BI Sudah Turunkan Bunga Nih, Bisa Nggak RI Lepas dari Resesi?

Jakarta, CNBC Indonesia - Bank Indonesia (BI) memutuskan menurunkan suku bunga acuan. Semoga kebijakan ini mampu melepaskan Indonesia dari jeratan resesi ekonomi.
"Rapat Dewan Gubernur (RDG) Bank Indonesia pada 18-19 November 2020 memutuskan untuk menurunkan BI 7-Day Reverse Repo Rate sebesar 25 basis poin (bps) menjadi 3,75%, suku bunga Deposit Facility sebesar 25 bps menjadi 3,00%, dan suku bunga Lending Facility sebesar 25 bps menjadi 4,50%. Keputusan ini mempertimbangkan prakiraan inflasi yang tetap rendah, stabilitas eksternal yang terjaga, dan sebagai langkah lanjutan untuk mempercepat pemulihan ekonomi nasional," kata Perry Warjiyo, Gubernur BI.
Inflasi domestik memang rendah. Bahkan BI memperkirakan inflasi pada akhir 2020 akan berada di bawah kisaran 2-4%. Artinya, inflasi bisa di bawah 2%.
Sebelumnya, BI menahan suku bunga acuan selama empat bulan berturut-turut demi menjaga stabilitas rupiah. Namun saat ini sepertinya rupiah sudah kalem, BI tidak perlu khawatir berlebihan.
Sejak awal kuartal IV-2020 hingga kemarin, rupiah melesat dengan penguatan lebih dari 5% di hadapan greenback. Pencapaian ini membuat rupiah jadi mata uang terbaik di Asia.
Ke depan, ada harapan rupiah bisa terus menguat meski BI menurunkan suku bunga acuan. Sebab, imbalan berinvestasi di Indonesia masih lebih menarik dibandingkan negara-negara yang sekelompok (peers).
Saat ini imbal hasil (yield) obligasi pemerintah Indonesia tenor 10 tahun berada di 6,196%. Dengan inflasi yang sampai Oktober sebesar 1,44% YoY, maka keuntungan riil dari instrumen ini adalah 4,756%.
Mari bandingkan dengan negara-negara lain yang juga berstatus menengah-atas (upper-middle income countries). Misalnya di Brasil, yield obligasi pemerintah tenor 10 tahun adalah 7,595% dan inflasi Oktober di 3,92% YoY. Jadi walau yield obligasi pemerintah Brasil lebih tinggi ketimbang Indonesia, tetapi keuntungan riilnya lebih rendah yaitu 3,675%.

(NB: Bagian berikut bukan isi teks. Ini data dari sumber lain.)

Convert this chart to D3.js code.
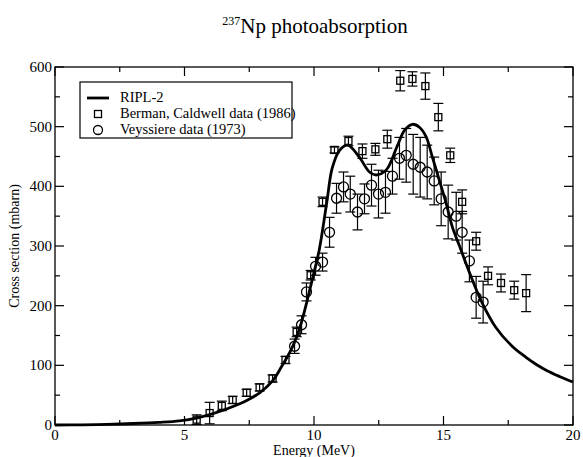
<!DOCTYPE html>
<html>
<head>
<meta charset="utf-8">
<script src="https://cdn.jsdelivr.net/npm/d3@7"></script>
<style>
  body { margin: 0; background: #fff; }
</style>
</head>
<body>
<div id="chart"></div>
<script>
// RIPL-2 curve
let curveE = [0, 1, 2, 3, 4, 4.8, 5.5, 6.1, 6.7, 7.4, 7.9, 8.4, 8.75, 9.17, 9.5, 9.94, 10.2, 10.5, 10.7, 10.98, 11.3, 11.75, 12.14, 12.4, 12.8, 13.2, 13.5, 13.8, 14.07, 14.33, 14.57, 14.84, 15.1, 15.34, 15.6, 16.07, 16.5, 17.03, 17.65, 18.2, 18.6, 19, 19.5, 20];
let curveS = [0, 0.3, 1, 2.5, 4.5, 7, 12, 19, 28, 41, 54, 74, 98, 131, 170, 245, 293, 375, 430, 460, 469, 449, 424, 419, 428, 466, 494, 504, 499, 483, 449, 410, 372, 332, 302, 248, 204, 163, 132, 113, 101, 91, 81, 72];

// Berman, Caldwell data (1986)
let bermanE = [5.47, 5.97, 6.44, 6.86, 7.4, 7.9, 8.4, 8.9, 9.33, 9.87, 10.33, 10.79, 11.33, 11.87, 12.37, 12.83, 13.33, 13.8, 14.3, 14.8, 15.26, 15.72, 16.26, 16.72, 17.22, 17.73, 18.19];
let bermanS = [9, 20, 32, 42, 54, 63, 78, 109, 156, 251, 374, 461, 476, 459, 462, 479, 577, 580, 568, 516, 452, 374, 308, 250, 238, 226, 221];
let bermanErr = [8, 18, 8, 6, 6, 6, 6, 6, 8, 8, 8, 5, 8, 12, 10, 15, 17, 12, 22, 23, 12, 20, 15, 15, 15, 15, 31];

// Veyssiere data (1973)
let veysE = [9.25, 9.52, 9.71, 10.06, 10.33, 10.6, 10.87, 11.14, 11.4, 11.68, 11.95, 12.22, 12.49, 12.76, 13.03, 13.3, 13.56, 13.83, 14.1, 14.37, 14.64, 14.91, 15.18, 15.49, 15.72, 16.0, 16.26, 16.53];
let veysS = [132, 168, 223, 266, 273, 323, 380, 399, 387, 357, 379, 402, 387, 390, 417, 447, 452, 437, 432, 424, 409, 379, 357, 350, 323, 275, 214, 206];
let veysErr = [12, 15, 15, 15, 15, 25, 25, 25, 30, 30, 25, 35, 40, 35, 30, 35, 45, 50, 50, 45, 40, 45, 45, 40, 35, 35, 35, 35];

let xTicks = [0, 5, 10, 15, 20];
let yTicks = [0, 100, 200, 300, 400, 500, 600];

let width = 583, height = 457;
let margin = {left: 55, right: 10, top: 67, bottom: 32};
let serif = '"Liberation Serif", "Times New Roman", "DejaVu Serif", serif';

let svg = d3.select('#chart')
	.append('svg')
	.attr('width', width)
	.attr('height', height)
	.attr('font-family', serif)
	.style('font-family', serif);

let x = d3.scaleLinear().domain([0, 20]).range([margin.left, width - margin.right]);
let y = d3.scaleLinear().domain([0, 600]).range([height - margin.bottom, margin.top]);

// Title
let title = svg.append('text')
	.attr('x', 315)
	.attr('y', 33)
	.attr('text-anchor', 'middle')
	.attr('font-size', 21);
title.append('tspan').text('237').attr('font-size', 12).attr('dy', -8);
title.append('tspan').text('Np photoabsorption').attr('dy', 8);

// Frame
svg.append('rect')
	.attr('x', x(0))
	.attr('y', y(600))
	.attr('width', x(20) - x(0))
	.attr('height', y(0) - y(600))
	.attr('fill', 'none')
	.attr('stroke', 'black')
	.attr('stroke-width', 1.3);

// Inward ticks on all four sides
let ticks = svg.append('g').attr('stroke', 'black').attr('stroke-width', 1.2);
d3.range(0, 20.01, 2.5).forEach(function(v){
	let len = (v % 5 === 0) ? 9 : 5;
	ticks.append('line').attr('x1', x(v)).attr('x2', x(v)).attr('y1', y(0)).attr('y2', y(0) - len);
	ticks.append('line').attr('x1', x(v)).attr('x2', x(v)).attr('y1', y(600)).attr('y2', y(600) + len);
});
d3.range(0, 600.1, 50).forEach(function(v){
	let len = (v % 100 === 0) ? 9 : 5;
	ticks.append('line').attr('x1', x(0)).attr('x2', x(0) + len).attr('y1', y(v)).attr('y2', y(v));
	ticks.append('line').attr('x1', x(20)).attr('x2', x(20) - len).attr('y1', y(v)).attr('y2', y(v));
});

// Tick labels
xTicks.forEach(function(v){
	svg.append('text')
		.text(v)
		.attr('x', x(v))
		.attr('y', y(0) + 15)
		.attr('text-anchor', 'middle')
		.attr('font-size', 15);
});
yTicks.forEach(function(v){
	svg.append('text')
		.text(v)
		.attr('x', x(0) - 3)
		.attr('y', y(v) + 5)
		.attr('text-anchor', 'end')
		.attr('font-size', 15);
});

// Axis titles
svg.append('text')
	.text('Energy (MeV)')
	.attr('x', x(10))
	.attr('y', 455)
	.attr('text-anchor', 'middle')
	.attr('font-size', 14);
svg.append('text')
	.text('Cross section (mbarn)')
	.attr('transform', 'translate(19,' + y(300) + ') rotate(-90)')
	.attr('text-anchor', 'middle')
	.attr('font-size', 14);

// Error bars
function errorBars(g, es, ss, errs){
	es.forEach(function(e, i){
		let cx = x(e), lo = y(ss[i] - errs[i]), hi = y(ss[i] + errs[i]);
		g.append('line').attr('x1', cx).attr('x2', cx).attr('y1', lo).attr('y2', hi);
		g.append('line').attr('x1', cx - 5).attr('x2', cx + 5).attr('y1', lo).attr('y2', lo);
		g.append('line').attr('x1', cx - 5).attr('x2', cx + 5).attr('y1', hi).attr('y2', hi);
	});
}

let bars = svg.append('g').attr('stroke', 'black').attr('stroke-width', 1.2);
errorBars(bars, veysE, veysS, veysErr);
errorBars(bars, bermanE, bermanS, bermanErr);

// Veyssiere circles
svg.append('g').selectAll('circle')
	.data(veysE)
	.enter()
	.append('circle')
	.attr('cx', function(d){ return x(d); })
	.attr('cy', function(d, i){ return y(veysS[i]); })
	.attr('r', 5)
	.attr('fill', 'none')
	.attr('stroke', 'black')
	.attr('stroke-width', 1.3);

// Berman squares
svg.append('g').selectAll('rect')
	.data(bermanE)
	.enter()
	.append('rect')
	.attr('x', function(d){ return x(d) - 3.5; })
	.attr('y', function(d, i){ return y(bermanS[i]) - 3.5; })
	.attr('width', 7)
	.attr('height', 7)
	.attr('fill', 'none')
	.attr('stroke', 'black')
	.attr('stroke-width', 1.3);

// RIPL-2 curve
let line = d3.line()
	.x(function(d){ return x(d); })
	.y(function(d, i){ return y(curveS[i]); })
	.curve(d3.curveCatmullRom.alpha(0.5));
svg.append('path')
	.attr('d', line(curveE))
	.attr('fill', 'none')
	.attr('stroke', 'black')
	.attr('stroke-width', 2.8);

// Legend
let legend = svg.append('g');
legend.append('rect')
	.attr('x', 80)
	.attr('y', 82)
	.attr('width', 212)
	.attr('height', 56)
	.attr('fill', 'white')
	.attr('stroke', 'black')
	.attr('stroke-width', 1.2);
legend.append('line')
	.attr('x1', 87).attr('x2', 109)
	.attr('y1', 98).attr('y2', 98)
	.attr('stroke', 'black')
	.attr('stroke-width', 2.8);
legend.append('rect')
	.attr('x', 94.5).attr('y', 110.5)
	.attr('width', 7).attr('height', 7)
	.attr('fill', 'none').attr('stroke', 'black').attr('stroke-width', 1.3);
legend.append('circle')
	.attr('cx', 98).attr('cy', 130).attr('r', 4.5)
	.attr('fill', 'none').attr('stroke', 'black').attr('stroke-width', 1.3);
let legendLabels = ['RIPL-2', 'Berman, Caldwell data (1986)', 'Veyssiere data (1973)'];
legendLabels.forEach(function(t, i){
	legend.append('text')
		.text(t)
		.attr('x', 120)
		.attr('y', 102 + i * 16)
		.attr('font-size', 14.5);
});
</script>
</body>
</html>
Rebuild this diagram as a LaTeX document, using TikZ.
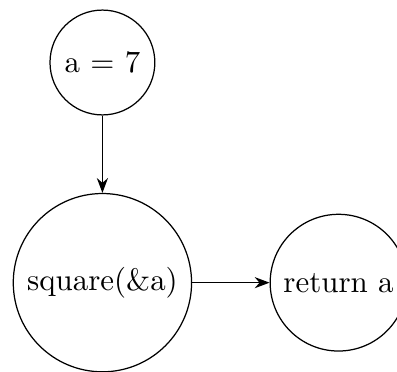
\documentclass[tikz,border=0pt]{standalone}
\usepackage{tikz}
\usetikzlibrary{arrows.meta,positioning}

\begin{document}
\begin{tikzpicture}[node distance=25pt,
  state/.style={draw,circle},
  arr/.style={-{Stealth}}]
  \useasboundingbox (-33.1pt,20.2pt) rectangle (95.2pt,-99.7pt);
  \node[state] (assign) at (0,0) {a = 7};
  \node[state,below=of assign] (call) {square(\&a)};
  \node[state,right=of call] (ret) {return a};
  \draw[arr] (assign)--(call); \draw[arr] (call)--(ret);
\end{tikzpicture}
\end{document}
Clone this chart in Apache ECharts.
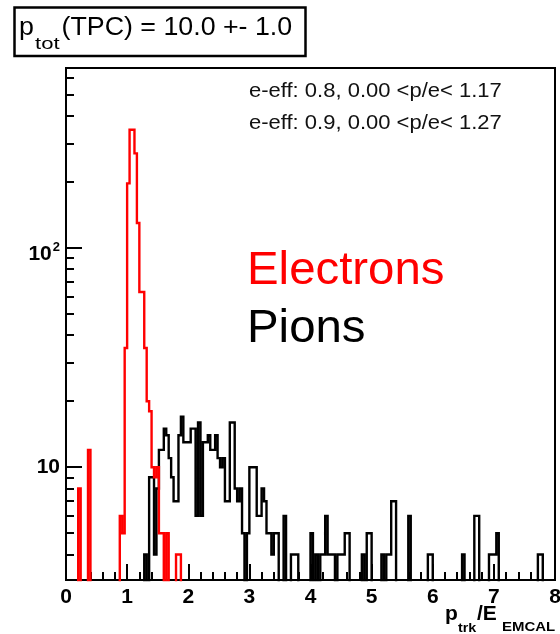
<!DOCTYPE html>
<html>
<head>
<meta charset="utf-8">
<script src="https://cdn.jsdelivr.net/npm/echarts@6/dist/echarts.min.js"></script>
<style>
  html, body { margin: 0; padding: 0; background: #ffffff; }
  #chart { width: 560px; height: 634px; }
</style>
</head>
<body>
<div id="chart"></div>
<script>
// ---------------- data ----------------
// Histogram: 200 bins of width 0.04 covering p/E = 0 .. 8
const binStart = 0;
const binWidth = 0.04;

// Electrons (red) – counts per bin, 25 bins (= one unit of p/E) per row
const electronCounts = [
  0, 0, 0, 0, 0,   8, 0, 0, 0, 12,   0, 0, 0, 0, 0,   0, 0, 0, 0, 0,   0, 0, 6, 5, 35,
  197, 346, 346, 270, 130,   63, 63, 35, 20, 18,   10, 9, 10, 5, 5,   0, 5, 0, 0, 0,   4, 4, 0, 0, 0,
  0, 0, 0, 0, 0,   0, 0, 0, 0, 0,   0, 0, 0, 0, 0,   0, 0, 0, 0, 0,   0, 0, 0, 0, 0,
  0, 0, 0, 0, 0,   0, 0, 0, 0, 0,   0, 0, 0, 0, 0,   0, 0, 0, 0, 0,   0, 0, 0, 0, 0,
  0, 0, 0, 0, 0,   0, 0, 0, 0, 0,   0, 0, 0, 0, 0,   0, 0, 0, 0, 0,   0, 0, 0, 0, 0,
  0, 0, 0, 0, 0,   0, 0, 0, 0, 0,   0, 0, 0, 0, 0,   0, 0, 0, 0, 0,   0, 0, 0, 0, 0,
  0, 0, 0, 0, 0,   0, 0, 0, 0, 0,   0, 0, 0, 0, 0,   0, 0, 0, 0, 0,   0, 0, 0, 0, 0,
  0, 0, 0, 0, 0,   0, 0, 0, 0, 0,   0, 0, 0, 0, 0,   0, 0, 0, 0, 0,   0, 0, 0, 0, 0
];

// Pions (black) – counts per bin
const pionCounts = [
  0, 0, 0, 0, 0,   0, 0, 0, 0, 0,   0, 0, 0, 0, 0,   0, 0, 0, 0, 0,   0, 0, 0, 0, 0,
  0, 0, 0, 0, 0,   0, 0, 4, 0, 9,   9, 4, 8, 12, 12,   15, 14, 11, 9, 7,   7, 14, 17, 13, 13,
  13, 15, 15, 6, 16,   6, 13, 13, 14, 12,   12, 14, 11, 10, 11,   7, 7, 16, 16, 8,   7, 8, 5, 0, 5,
  10, 10, 10, 6, 6,   8, 7, 5, 5, 4,   5, 5, 0, 0, 6,   0, 0, 4, 4, 4,   0, 0, 0, 0, 0,
  5, 0, 4, 0, 4,   4, 6, 4, 4, 4,   0, 4, 4, 4, 5,   5, 0, 0, 0, 0,   0, 4, 0, 5, 5,
  0, 0, 0, 0, 4,   0, 4, 4, 7, 7,   0, 0, 0, 0, 0,   6, 0, 0, 0, 0,   0, 0, 0, 4, 4,
  0, 0, 0, 0, 0,   0, 0, 0, 0, 0,   0, 0, 4, 0, 0,   0, 0, 6, 6, 0,   0, 0, 0, 4, 4,
  4, 5, 0, 0, 0,   0, 0, 0, 0, 0,   0, 0, 0, 0, 0,   0, 0, 0, 4, 4,   0, 0, 0, 0, 0
];

// axis values
const xMin = 0, xMax = 8;
const yMin = 3.06, yMax = 662;
const yMajorTicks = [10, 100];
const yMinorTicks = [4, 5, 6, 7, 8, 9, 20, 30, 40, 50, 60, 70, 80, 90, 200, 300, 400, 500, 600];

// texts
const titleMain = 'p';
const titleSub = 'tot';
const titleRest = '(TPC) = 10.0 +- 1.0';
const statLines = ['e-eff: 0.8, 0.00 <p/e< 1.17', 'e-eff: 0.9, 0.00 <p/e< 1.27'];
const legendElectrons = 'Electrons';
const legendPions = 'Pions';

// ---------------- build ----------------
const FONT = '"Liberation Sans", Arial, Helvetica, sans-serif';
// empty bins sit below the axis minimum on the log scale (as ROOT draws them)
const EMPTY_LEVEL = 1;

function stepPoints(counts) {
  const pts = counts.map((c, i) => [binStart + i * binWidth, c > 0 ? c : EMPTY_LEVEL]);
  const last = counts[counts.length - 1];
  pts.push([binStart + counts.length * binWidth, last > 0 ? last : EMPTY_LEVEL]);
  return pts;
}

const chart = echarts.init(document.getElementById('chart'), null, { renderer: 'canvas' });

function text(x, y, str, size, opts) {
  opts = opts || {};
  return {
    type: 'text',
    x: x, y: y,
    scaleX: opts.scaleX || 1,
    silent: true,
    z: 100,
    style: {
      x: 0, y: 0,
      text: str,
      fill: opts.color || '#000',
      fontSize: size,
      fontFamily: FONT,
      fontWeight: opts.bold ? 'bold' : 'normal',
      textAlign: 'left',
      textVerticalAlign: 'middle',
      verticalAlign: 'middle'
    }
  };
}

const option = {
  animation: false,
  backgroundColor: '#ffffff',
  textStyle: { fontFamily: FONT },
  grid: {
    left: 66, top: 68, width: 489, height: 512,
    show: true, borderColor: '#000', borderWidth: 2, backgroundColor: 'transparent',
    containLabel: false, outerBoundsMode: 'none'
  },
  xAxis: {
    type: 'value', min: xMin, max: xMax, interval: 1,
    axisLine: { show: true, onZero: false, lineStyle: { color: '#000', width: 2 } },
    axisTick: { show: true, inside: true, length: 16, lineStyle: { color: '#000', width: 2 } },
    minorTick: { show: true, splitNumber: 5, length: 8, lineStyle: { color: '#000', width: 2 } },
    axisLabel: { color: '#000', fontSize: 21, fontWeight: 'bold', fontFamily: FONT, margin: 7,
                 showMinLabel: true, showMaxLabel: true },
    splitLine: { show: false }, minorSplitLine: { show: false }
  },
  yAxis: [
    {
      type: 'log', logBase: 10, min: yMin, max: yMax, position: 'left',
      axisLine: { show: true, onZero: false, lineStyle: { color: '#000', width: 2 } },
      axisTick: { show: true, inside: true, length: 16, customValues: yMajorTicks,
                  lineStyle: { color: '#000', width: 2 } },
      axisLabel: {
        customValues: yMajorTicks, margin: 6, color: '#000',
        formatter: function (v) {
          const e = Math.round(Math.log10(v));
          return e === 1 ? '{b|10}' : '{bb|10}{s|' + e + '}';
        },
        rich: {
          b: { fontSize: 21, fontWeight: 'bold', fontFamily: FONT, color: '#000' },
          bb: { fontSize: 21, fontWeight: 'bold', fontFamily: FONT, color: '#000', padding: [12, 0, 0, 0] },
          s: { fontSize: 13, fontWeight: 'bold', fontFamily: FONT, color: '#000',
               verticalAlign: 'top', padding: [9, 0, 0, 1] }
        }
      },
      splitLine: { show: false }
    },
    {
      type: 'log', logBase: 10, min: yMin, max: yMax, position: 'left', offset: 0,
      axisLine: { show: false },
      axisTick: { show: true, inside: true, length: 8, customValues: yMinorTicks,
                  lineStyle: { color: '#000', width: 2 } },
      axisLabel: { show: false },
      splitLine: { show: false }
    }
  ],
  series: [
    {
      name: 'Pions', type: 'line', yAxisIndex: 0, step: 'end',
      data: stepPoints(pionCounts),
      symbol: 'none', showSymbol: false, clip: true, silent: true, z: 2,
      lineStyle: { color: '#000000', width: 2.4, join: 'miter', cap: 'butt' }
    },
    {
      name: 'Electrons', type: 'line', yAxisIndex: 0, step: 'end',
      data: stepPoints(electronCounts),
      symbol: 'none', showSymbol: false, clip: true, silent: true, z: 3,
      lineStyle: { color: '#ff0000', width: 2.4, join: 'miter', cap: 'butt' }
    }
  ],
  graphic: [
    {
      type: 'rect', silent: true, z: 90,
      shape: { x: 14.5, y: 7.5, width: 291, height: 48.5 },
      style: { fill: '#fff', stroke: '#000', lineWidth: 2.5 }
    },
    text(19, 27.5, titleMain, 26, { scaleX: 1.03 }),
    text(35, 44.5, titleSub, 17, { scaleX: 1.3 }),
    text(61.5, 27.5, titleRest, 26, { scaleX: 1.03 }),
    text(249, 91.5, statLines[0], 20, { scaleX: 1.1, color: '#111' }),
    text(249, 123.5, statLines[1], 20, { scaleX: 1.1, color: '#111' }),
    text(247, 271, legendElectrons, 46, { color: '#ff0000', scaleX: 1.03 }),
    text(247, 329, legendPions, 46, { scaleX: 1.03 }),
    // x-axis title  p_trk / E_EMCAL
    text(445, 614.5, 'p', 21, { bold: true }),
    text(458, 628.5, 'trk', 13, { bold: true, scaleX: 1.1 }),
    text(477, 614.5, '/E', 21, { bold: true }),
    text(502, 627.5, 'EMCAL', 13, { bold: true, scaleX: 1.15 })
  ]
};

chart.setOption(option);
</script>
</body>
</html>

Contoh lain misalnya Turki. Yield obligasi pemerintahan Presiden Recep Tayyip Erdogan untuk tenor 10 tahun mencapai 11,82%, lagi-lagi lebih tinggi dibanding Indonesia. Namun inflasi di Turki adalah 11,89% YoY per Oktober, sehingga investor bukannya untung tetapi rugi -0,07% saat menanamkan modal di aset ini.
Oleh karena itu, investor akan tetap memburu aset-aset keuangan di Indonesia (terutama Surat Berharga Negara/SBN) karena cuan yang diperoleh masih relatif tinggi. Tingginya minat investor akan semakin mendongkrak harga SBN dan yield bergerak turun.
"Kami mengambil posisi overweight terhadap obligasi pemerintah Indonesia. Kami memperkirakan yield SBN 10 tahun akan melandai dan turn ke kisaran 5,8%," sebut riset Citi.